Glen and Pigsy, on account of it’s the first weekend of the Easter holidays and there aren’t enough carriages, on account of they have bikes with them, on account of the trains are all at capacity, couldn’t get on the next 2 Inverness bound services and will not be here until this evening.
I leave the gull, which has been joined by a companion, to scour for scraps of bread and dead chicken. I ride around town playing ‘Who’s a Junkie?’ and buy a nice Opinel folding knife from the hunting and fishing shop on Castle Street.
I ride south along the river for a while then realize I have no pump. This leads me back to Highland Bicycle Co. on Waterloo Place just over the Grant Street Bridge. The route I take leads through a grey industrial estate where I u-turn at a PC world on the strength of vague advice from a local teenager. After I get the pump I ride aimlessly, killing time.

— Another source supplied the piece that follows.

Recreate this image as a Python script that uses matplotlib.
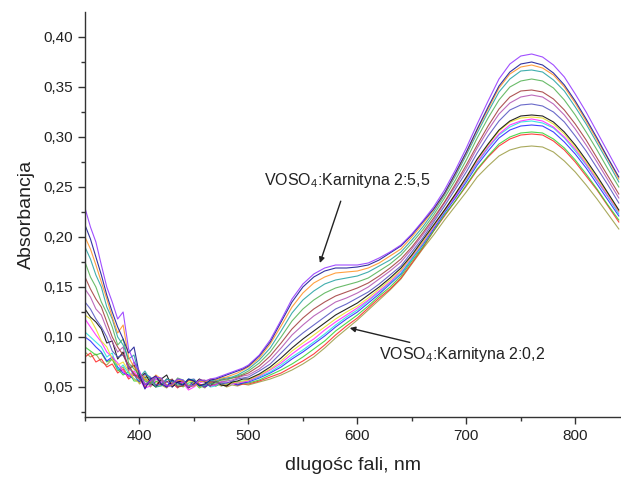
import matplotlib
matplotlib.use("Agg")
import matplotlib.pyplot as plt

plt.rcParams['font.family'] = ['Liberation Sans', 'DejaVu Sans']
plt.rcParams['mathtext.fontset'] = 'custom'
plt.rcParams['mathtext.rm'] = 'Liberation Sans'

# wavelength grid: 5 nm steps in the noisy UV part, 10 nm steps afterwards
wavelengths = [350, 355, 360, 365, 370, 375, 380, 385, 390, 395, 400, 405, 410, 415, 420,
               425, 430, 435, 440, 445, 450, 455, 460, 465, 470, 475, 480, 485, 490, 495,
               500, 510, 520, 530, 540, 550, 560, 570, 580, 590, 600, 610, 620, 630, 640,
               650, 660, 670, 680, 690, 700, 710, 720, 730, 740, 750, 760, 770, 780, 790,
               800, 810, 820, 830, 840]

# spectra, from the 2:0,2 sample (lowest) up to the 2:5,5 sample (highest)
s00 = [.085, .080, .083, .075, .072, .078, .066, .070, .060, .064, .053, .058, .050, .056, .052,
       .049, .055, .051, .056, .050, .054, .052, .049, .055, .051, .053, .050, .052, .051, .053,
       .052, .055, .058, .062, .067, .073, .080, .089, .099, .108, .117, .127, .137, .147, .158,
       .173, .188, .202, .217, .231, .245, .260, .271, .281, .287, .290, .291, .290, .285, .276,
       .265, .252, .238, .223, .208]
s01 = [.080, .084, .075, .078, .070, .073, .064, .068, .058, .062, .061, .050, .056, .052, .057,
       .050, .054, .049, .055, .051, .056, .053, .050, .054, .052, .055, .051, .054, .052, .053,
       .053, .056, .060, .064, .070, .076, .083, .092, .102, .111, .119, .129, .139, .148, .159,
       .174, .189, .206, .221, .236, .251, .267, .280, .291, .298, .302, .303, .302, .296, .287,
       .275, .261, .247, .231, .215]
s02 = [.090, .086, .082, .084, .075, .078, .068, .062, .065, .056, .056, .060, .052, .055, .058,
       .050, .053, .056, .050, .054, .055, .049, .052, .056, .051, .054, .052, .055, .053, .054,
       .054, .057, .062, .067, .073, .080, .088, .096, .106, .114, .122, .131, .141, .150, .161,
       .176, .190, .206, .222, .236, .252, .268, .281, .293, .300, .304, .305, .304, .298, .289,
       .277, .263, .248, .232, .217]
s03 = [.100, .096, .090, .085, .076, .080, .070, .064, .062, .058, .055, .060, .059, .051, .052,
       .056, .050, .055, .054, .050, .056, .051, .050, .053, .055, .051, .053, .054, .052, .054,
       .055, .059, .064, .070, .078, .085, .093, .101, .110, .118, .125, .134, .143, .153, .163,
       .178, .192, .208, .224, .239, .255, .272, .286, .299, .307, .311, .312, .311, .305, .295,
       .283, .269, .253, .237, .221]
s04 = [.105, .100, .095, .090, .080, .084, .067, .072, .064, .058, .057, .053, .053, .058, .056,
       .051, .051, .057, .057, .052, .052, .056, .055, .050, .051, .055, .054, .053, .055, .056,
       .056, .060, .065, .072, .080, .087, .095, .103, .112, .120, .127, .136, .145, .154, .164,
       .178, .193, .210, .225, .241, .257, .274, .289, .302, .310, .315, .316, .314, .309, .299,
       .286, .272, .256, .240, .223]
s05 = [.118, .110, .102, .095, .085, .080, .074, .066, .060, .066, .058, .049, .051, .058, .055,
       .050, .052, .056, .054, .047, .050, .054, .056, .051, .052, .055, .055, .053, .054, .055,
       .056, .061, .067, .074, .083, .091, .098, .107, .115, .122, .129, .137, .146, .155, .166,
       .180, .194, .210, .226, .241, .258, .275, .290, .303, .312, .316, .318, .316, .310, .300,
       .288, .273, .257, .241, .225]
s06 = [.122, .118, .108, .096, .090, .078, .072, .075, .066, .058, .054, .061, .058, .050, .052,
       .058, .057, .051, .051, .056, .055, .050, .052, .055, .056, .051, .053, .054, .055, .056,
       .057, .062, .068, .076, .086, .094, .102, .110, .118, .125, .131, .139, .148, .157, .167,
       .181, .195, .211, .227, .243, .259, .277, .292, .306, .315, .319, .320, .319, .313, .303,
       .290, .275, .259, .243, .226]
s07 = [.128, .120, .115, .108, .094, .096, .078, .085, .068, .072, .059, .064, .054, .050, .058,
       .062, .050, .055, .056, .049, .053, .058, .055, .051, .056, .052, .051, .055, .056, .058,
       .058, .063, .070, .079, .089, .098, .106, .114, .122, .128, .134, .142, .150, .159, .169,
       .182, .197, .212, .227, .243, .260, .278, .293, .307, .316, .321, .322, .321, .315, .305,
       .292, .277, .261, .244, .227]
s08 = [.135, .128, .118, .110, .100, .086, .080, .082, .070, .062, .055, .063, .060, .052, .053,
       .058, .056, .050, .052, .057, .058, .052, .051, .056, .055, .053, .054, .056, .058, .059,
       .060, .066, .073, .084, .095, .104, .112, .120, .128, .133, .139, .145, .153, .162, .171,
       .185, .199, .215, .231, .248, .265, .284, .301, .316, .327, .332, .333, .331, .325, .315,
       .301, .286, .269, .252, .234]
s09 = [.148, .140, .128, .122, .108, .095, .085, .090, .066, .075, .061, .054, .052, .060, .057,
       .051, .051, .058, .055, .050, .052, .057, .057, .051, .053, .055, .056, .057, .059, .061,
       .062, .068, .077, .089, .102, .112, .121, .128, .135, .139, .144, .150, .158, .166, .175,
       .188, .202, .217, .234, .251, .269, .289, .307, .323, .334, .340, .342, .340, .333, .322,
       .308, .292, .275, .257, .239]
s10 = [.160, .148, .138, .130, .115, .100, .090, .082, .072, .063, .058, .052, .056, .061, .052,
       .055, .058, .050, .051, .057, .056, .052, .053, .055, .055, .057, .058, .059, .060, .062,
       .064, .071, .081, .094, .108, .119, .128, .135, .141, .145, .149, .154, .161, .169, .178,
       .190, .204, .219, .235, .253, .272, .292, .311, .328, .340, .346, .347, .345, .338, .327,
       .313, .297, .279, .261, .243]
s11 = [.175, .160, .150, .135, .124, .110, .092, .098, .074, .068, .062, .056, .053, .060, .058,
       .052, .052, .059, .057, .051, .051, .056, .056, .053, .054, .057, .057, .059, .061, .063,
       .066, .074, .085, .100, .116, .128, .137, .144, .149, .152, .155, .159, .166, .173, .182,
       .194, .207, .222, .239, .257, .277, .299, .319, .337, .350, .356, .358, .356, .349, .337,
       .322, .305, .287, .268, .250]
s12 = [.190, .178, .162, .150, .130, .118, .100, .092, .078, .082, .060, .066, .057, .050, .051,
       .058, .056, .052, .053, .058, .057, .051, .052, .057, .056, .058, .059, .060, .062, .065,
       .068, .077, .089, .106, .124, .137, .146, .153, .157, .159, .161, .165, .171, .177, .185,
       .197, .210, .225, .242, .261, .282, .304, .325, .345, .358, .366, .367, .365, .357, .346,
       .330, .313, .294, .275, .255]
s13 = [.200, .188, .172, .155, .138, .120, .104, .112, .080, .070, .064, .058, .055, .062, .058,
       .052, .052, .057, .056, .051, .051, .056, .055, .058, .057, .059, .060, .062, .064, .067,
       .070, .079, .093, .111, .130, .144, .154, .160, .164, .165, .166, .169, .174, .181, .188,
       .200, .213, .227, .243, .263, .284, .307, .328, .349, .363, .370, .372, .369, .362, .350,
       .334, .316, .297, .278, .258]
s14 = [.212, .198, .180, .162, .142, .125, .110, .098, .084, .090, .062, .048, .058, .061, .053,
       .050, .057, .054, .052, .058, .056, .051, .053, .057, .058, .060, .062, .064, .066, .068,
       .071, .081, .095, .115, .135, .150, .160, .166, .169, .169, .170, .172, .177, .184, .191,
       .202, .215, .228, .244, .264, .285, .308, .330, .351, .365, .373, .375, .372, .364, .352,
       .336, .318, .299, .279, .260]
s15 = [.229, .210, .195, .172, .150, .135, .118, .125, .088, .075, .066, .052, .056, .060, .059,
       .051, .053, .058, .057, .050, .052, .057, .056, .058, .059, .061, .063, .065, .067, .069,
       .072, .082, .097, .117, .138, .153, .163, .169, .172, .172, .172, .174, .179, .185, .192,
       .203, .216, .230, .247, .267, .289, .313, .336, .358, .373, .381, .383, .380, .372, .360,
       .343, .325, .305, .285, .265]

spectra = [s00, s01, s02, s03, s04, s05, s06, s07, s08, s09, s10, s11, s12, s13, s14, s15]
colors = ['#9a9a40', '#ff2020', '#30d030', '#2020ff', '#20e0e0', '#ff20ff', '#e8e020', '#000000',
          '#5050c0', '#b050b0', '#a03838', '#50b050', '#20a0a0', '#ff9020', '#101090', '#9030ff']

xticks = [400, 500, 600, 700, 800]
xtick_labels = ['400', '500', '600', '700', '800']
yticks = [0.05, 0.10, 0.15, 0.20, 0.25, 0.30, 0.35, 0.40]
ytick_labels = ['0,05', '0,10', '0,15', '0,20', '0,25', '0,30', '0,35', '0,40']

fig = plt.figure(figsize=(6.21, 4.79), dpi=100)
ax = fig.add_axes([85/621, 62/479, 536/621, 405/479])

for y, c in zip(spectra, colors):
    ax.plot(wavelengths, y, color=c, lw=0.8, alpha=0.85)

ax.set_xlim(350, 842)
ax.set_ylim(0.02, 0.425)
ax.spines['top'].set_visible(False)
ax.spines['right'].set_visible(False)
for sp in ('left', 'bottom'):
    ax.spines[sp].set_color('#333333')
    ax.spines[sp].set_linewidth(1.0)

ax.set_xticks(xticks)
ax.set_xticklabels(xtick_labels)
ax.set_xticks([350, 450, 550, 650, 750], minor=True)
ax.set_yticks(yticks)
ax.set_yticklabels(ytick_labels)
ax.set_yticks([0.025, 0.075, 0.125, 0.175, 0.225, 0.275, 0.325, 0.375], minor=True)
ax.tick_params(which='major', direction='out', length=5, width=1, color='#333333',
               labelsize=11, labelcolor='#222222', pad=4)
ax.tick_params(which='minor', direction='out', length=3, width=1, color='#333333')

ax.set_xlabel('dlugośc fali, nm', fontsize=14, color='#222222', labelpad=10)
ax.set_ylabel('Absorbancja', fontsize=14, color='#222222', labelpad=6)

ax.annotate('VOSO$_\\mathregular{4}$:Karnityna 2:5,5', xy=(565.6, 0.174), xytext=(591, 0.256),
            fontsize=11.5, color='#222222', ha='center', va='center',
            arrowprops=dict(arrowstyle='-|>', color='#222222', lw=1.0,
                            shrinkA=6, shrinkB=0, mutation_scale=8))
ax.annotate('VOSO$_\\mathregular{4}$:Karnityna 2:0,2', xy=(593, 0.109), xytext=(620, 0.082),
            fontsize=11.5, color='#222222', ha='left', va='center',
            arrowprops=dict(arrowstyle='-|>', color='#222222', lw=1.0,
                            shrinkA=1, shrinkB=0, mutation_scale=8))

fig.savefig('out.png', dpi=100)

I find myself circumnavigating the food court in the Falcoln Mall extension of the Eastgate Shopping Centre, looking for a toilet. I have reached a nadir. I’m muttering about industrial scale agriculture and the uniform blandness it provides. Cursing the fact that the world we’ve built can be no other way because it is the way it is. Submitting to fatalism. Not people but consumers, covering fat bodies with thin clothes sewn by emaciated slaves. 6 billion numb tongues squirming in mechanically recovered meat product, all around me stubby flesh probing mucosal sludge. We imagine we are better than cockroaches. “Forgive us Lord for we know not what we do.” I say. Silence. It’s useless to feel like this. I decide to evoke within a spirit of compassion for all of life. I forgive everyone and myself. I find the toilet and urinate in the appropriate place; my mood begins to lift.
For the last half hour I sit and wait at the station. Glen and Pigsy finally arrive and we race down the next platform to catch the last train to Beauly. We have left the city; the mission has begun, onward, westward.